Actually, I’m after a hybrid way of working: mostly rich text (to avoid codes in the text and see an approximation of the final result), with the occasional use of code.
For the amount of styles/spans I have to use (for menus, commands, pages…), my markdown text would become unreadable. This would also contradict the initial aim of markdown, that was to remove most of the code and leave (a blogger) with the cleanest of the text documents.
I like this, and would like a way to attach classes to images. It is like object styles in InDesign, and I hope it can translate to object styles when exchanging an IDML file between Scrivener and InDesign/Publisher.
(Ah, what a dream, Scrivener directly compiling to IDML…)
Not sure I’ve understood: can classes only be used in pure markdown? Or, as it seems to be shown in the Scrivener manual’s project, the ability of Scrivener to convert rich text to markdown during compile makes a hybrid approach possible? I think that this is absolutely possible with text styles, but not sure for images.
Would Compile format’s Replacements help with this?

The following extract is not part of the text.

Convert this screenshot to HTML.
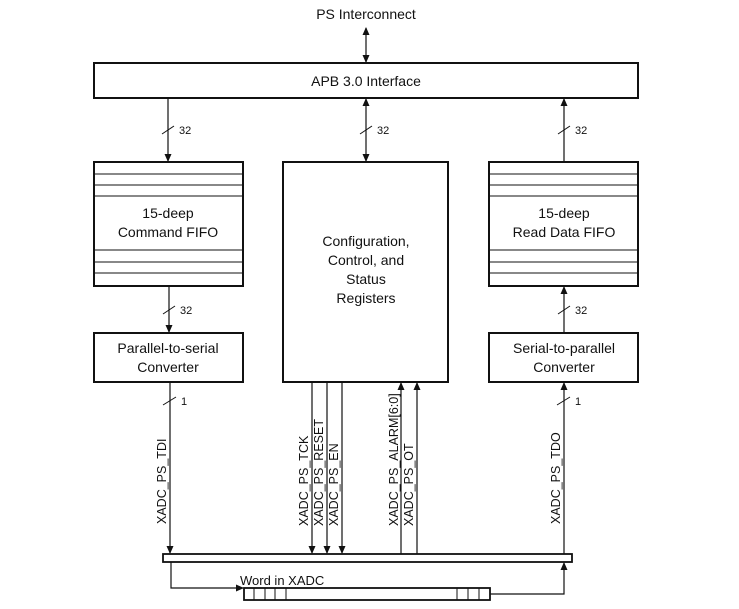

If I insert a linked image in a Scrivener document, and make it follow by a line of code written in the text, may I hope to simulate properties added to an image? Something like this in the (rich text) document:
[linked image]
{img-screen}
And then a replacement rule replacing [CR] [anything] [CR] [{img-screen}]
with something like [CR] [div .class img-screen] [the same anything] [/div]
in the compiled code?
But do you use images linked in the text, or, as it seems from the linked procedure, only placeholder tags? I’m still wondering if using these latter couldn’t be easier, despite having to run after the original image files to keep them open in another app.
At least with page layout programs, this is normal practice: having a single source image, and resizing it in the page. A single source file, multiple uses.